DATASET EXCERPT.

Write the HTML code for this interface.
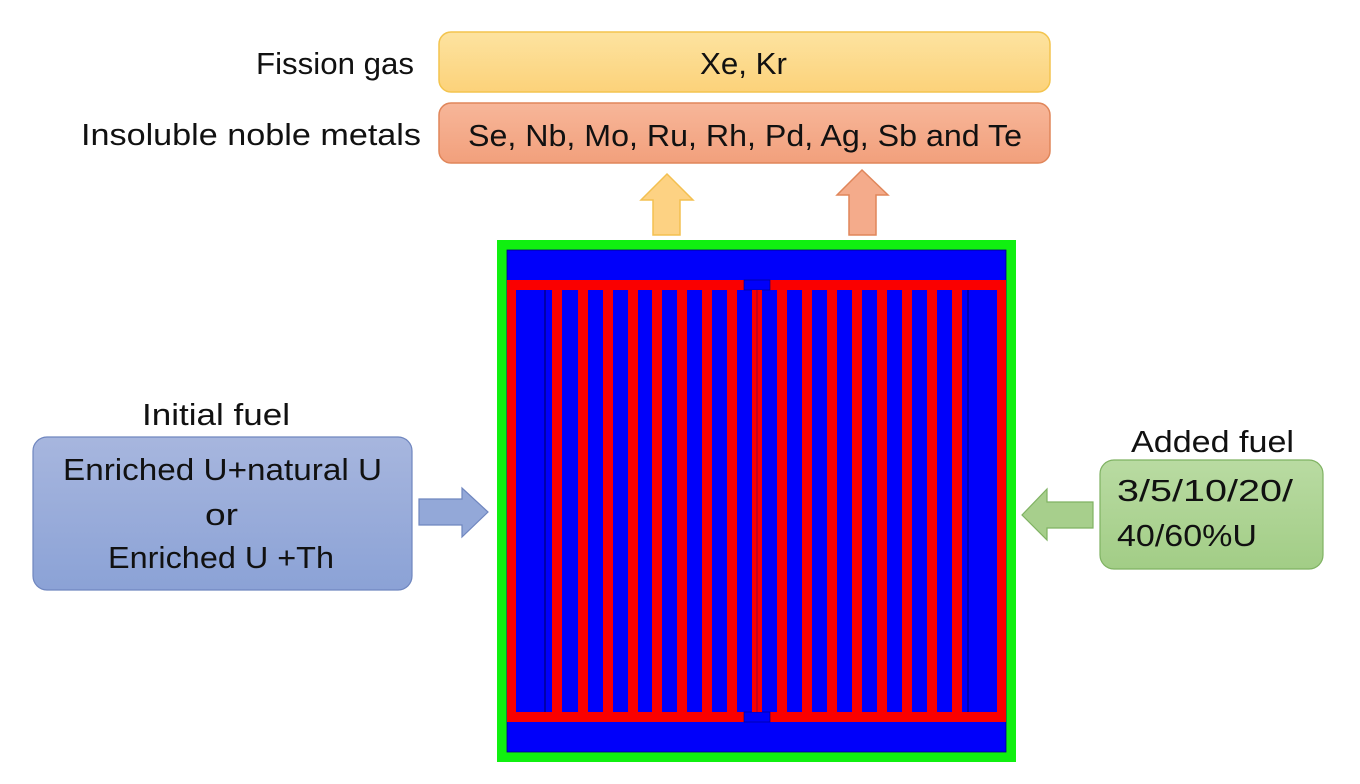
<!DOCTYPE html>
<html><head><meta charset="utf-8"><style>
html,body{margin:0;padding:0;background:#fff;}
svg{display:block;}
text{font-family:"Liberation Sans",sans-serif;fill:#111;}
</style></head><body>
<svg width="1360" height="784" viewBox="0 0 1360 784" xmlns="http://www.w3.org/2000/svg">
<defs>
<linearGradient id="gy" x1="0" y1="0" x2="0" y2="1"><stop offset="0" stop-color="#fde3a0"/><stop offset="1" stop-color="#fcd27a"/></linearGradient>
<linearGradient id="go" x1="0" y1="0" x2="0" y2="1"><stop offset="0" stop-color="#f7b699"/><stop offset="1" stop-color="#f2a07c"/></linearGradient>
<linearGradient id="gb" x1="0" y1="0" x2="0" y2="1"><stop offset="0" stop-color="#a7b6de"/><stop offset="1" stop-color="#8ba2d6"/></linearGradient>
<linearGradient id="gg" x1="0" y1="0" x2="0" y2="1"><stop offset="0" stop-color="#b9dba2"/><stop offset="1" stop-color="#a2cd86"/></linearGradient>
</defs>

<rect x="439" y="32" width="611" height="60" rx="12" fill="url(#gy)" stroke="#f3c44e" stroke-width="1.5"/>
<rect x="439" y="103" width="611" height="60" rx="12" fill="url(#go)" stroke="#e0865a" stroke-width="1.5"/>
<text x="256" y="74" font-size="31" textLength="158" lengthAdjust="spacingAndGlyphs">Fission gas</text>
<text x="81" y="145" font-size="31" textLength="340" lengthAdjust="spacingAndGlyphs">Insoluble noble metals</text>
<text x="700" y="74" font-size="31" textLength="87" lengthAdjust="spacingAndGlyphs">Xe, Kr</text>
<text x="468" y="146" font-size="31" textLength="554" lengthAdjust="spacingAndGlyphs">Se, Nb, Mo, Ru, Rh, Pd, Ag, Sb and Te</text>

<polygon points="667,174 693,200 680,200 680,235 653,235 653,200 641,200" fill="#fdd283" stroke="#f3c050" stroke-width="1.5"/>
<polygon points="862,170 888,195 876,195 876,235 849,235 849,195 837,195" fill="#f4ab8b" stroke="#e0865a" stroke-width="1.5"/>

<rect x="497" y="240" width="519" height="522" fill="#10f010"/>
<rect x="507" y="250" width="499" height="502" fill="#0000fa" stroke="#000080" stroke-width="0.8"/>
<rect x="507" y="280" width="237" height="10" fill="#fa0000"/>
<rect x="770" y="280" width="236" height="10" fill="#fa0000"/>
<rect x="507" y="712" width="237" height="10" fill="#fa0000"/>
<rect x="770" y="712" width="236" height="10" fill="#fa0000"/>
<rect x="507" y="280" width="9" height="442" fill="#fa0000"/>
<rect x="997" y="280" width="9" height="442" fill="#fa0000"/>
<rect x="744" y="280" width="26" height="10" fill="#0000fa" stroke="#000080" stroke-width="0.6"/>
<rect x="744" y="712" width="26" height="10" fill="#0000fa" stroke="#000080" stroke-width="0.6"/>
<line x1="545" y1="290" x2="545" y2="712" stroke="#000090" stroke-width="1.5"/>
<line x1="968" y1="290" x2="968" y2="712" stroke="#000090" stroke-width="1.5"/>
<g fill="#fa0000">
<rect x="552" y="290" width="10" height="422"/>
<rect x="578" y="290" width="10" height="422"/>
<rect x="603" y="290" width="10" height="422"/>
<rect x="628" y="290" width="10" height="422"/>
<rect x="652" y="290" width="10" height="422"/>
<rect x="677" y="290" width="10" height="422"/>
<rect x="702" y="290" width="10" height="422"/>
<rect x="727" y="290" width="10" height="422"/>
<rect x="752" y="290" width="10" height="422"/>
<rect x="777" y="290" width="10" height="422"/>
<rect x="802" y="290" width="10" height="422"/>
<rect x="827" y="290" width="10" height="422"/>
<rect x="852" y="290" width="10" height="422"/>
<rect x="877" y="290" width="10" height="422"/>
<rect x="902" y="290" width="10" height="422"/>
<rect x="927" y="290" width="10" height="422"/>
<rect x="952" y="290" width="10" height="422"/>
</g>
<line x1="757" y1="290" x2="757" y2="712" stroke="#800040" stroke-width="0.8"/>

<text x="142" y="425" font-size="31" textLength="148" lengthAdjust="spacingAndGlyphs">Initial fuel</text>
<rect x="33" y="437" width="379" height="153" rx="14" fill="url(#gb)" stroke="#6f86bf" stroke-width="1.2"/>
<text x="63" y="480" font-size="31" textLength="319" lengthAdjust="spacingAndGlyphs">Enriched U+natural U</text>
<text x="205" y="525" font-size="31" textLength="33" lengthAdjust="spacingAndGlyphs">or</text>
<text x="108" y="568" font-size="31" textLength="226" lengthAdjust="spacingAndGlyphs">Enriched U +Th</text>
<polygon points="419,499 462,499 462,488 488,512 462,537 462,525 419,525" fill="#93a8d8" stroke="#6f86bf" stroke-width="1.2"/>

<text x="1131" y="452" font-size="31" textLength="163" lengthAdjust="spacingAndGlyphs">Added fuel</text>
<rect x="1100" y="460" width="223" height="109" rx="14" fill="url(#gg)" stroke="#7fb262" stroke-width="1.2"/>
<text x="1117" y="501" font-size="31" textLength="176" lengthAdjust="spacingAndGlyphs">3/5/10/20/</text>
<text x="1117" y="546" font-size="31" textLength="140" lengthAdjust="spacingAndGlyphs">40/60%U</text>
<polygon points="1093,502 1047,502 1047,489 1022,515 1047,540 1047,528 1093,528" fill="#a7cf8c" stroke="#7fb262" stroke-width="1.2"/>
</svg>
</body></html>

PROBLEM TO SOLVE. Write out nothing but the lines from the start of the data through the line with "888,195 876,195 876,235". Leave out the pictures.

ANSWER TO THE TASK.
Write the HTML code for this interface.
<!DOCTYPE html>
<html><head><meta charset="utf-8"><style>
html,body{margin:0;padding:0;background:#fff;}
svg{display:block;}
text{font-family:"Liberation Sans",sans-serif;fill:#111;}
</style></head><body>
<svg width="1360" height="784" viewBox="0 0 1360 784" xmlns="http://www.w3.org/2000/svg">
<defs>
<linearGradient id="gy" x1="0" y1="0" x2="0" y2="1"><stop offset="0" stop-color="#fde3a0"/><stop offset="1" stop-color="#fcd27a"/></linearGradient>
<linearGradient id="go" x1="0" y1="0" x2="0" y2="1"><stop offset="0" stop-color="#f7b699"/><stop offset="1" stop-color="#f2a07c"/></linearGradient>
<linearGradient id="gb" x1="0" y1="0" x2="0" y2="1"><stop offset="0" stop-color="#a7b6de"/><stop offset="1" stop-color="#8ba2d6"/></linearGradient>
<linearGradient id="gg" x1="0" y1="0" x2="0" y2="1"><stop offset="0" stop-color="#b9dba2"/><stop offset="1" stop-color="#a2cd86"/></linearGradient>
</defs>

<rect x="439" y="32" width="611" height="60" rx="12" fill="url(#gy)" stroke="#f3c44e" stroke-width="1.5"/>
<rect x="439" y="103" width="611" height="60" rx="12" fill="url(#go)" stroke="#e0865a" stroke-width="1.5"/>
<text x="256" y="74" font-size="31" textLength="158" lengthAdjust="spacingAndGlyphs">Fission gas</text>
<text x="81" y="145" font-size="31" textLength="340" lengthAdjust="spacingAndGlyphs">Insoluble noble metals</text>
<text x="700" y="74" font-size="31" textLength="87" lengthAdjust="spacingAndGlyphs">Xe, Kr</text>
<text x="468" y="146" font-size="31" textLength="554" lengthAdjust="spacingAndGlyphs">Se, Nb, Mo, Ru, Rh, Pd, Ag, Sb and Te</text>

<polygon points="667,174 693,200 680,200 680,235 653,235 653,200 641,200" fill="#fdd283" stroke="#f3c050" stroke-width="1.5"/>
<polygon points="862,170 888,195 876,195 876,235 849,235 849,195 837,195" fill="#f4ab8b" stroke="#e0865a" stroke-width="1.5"/>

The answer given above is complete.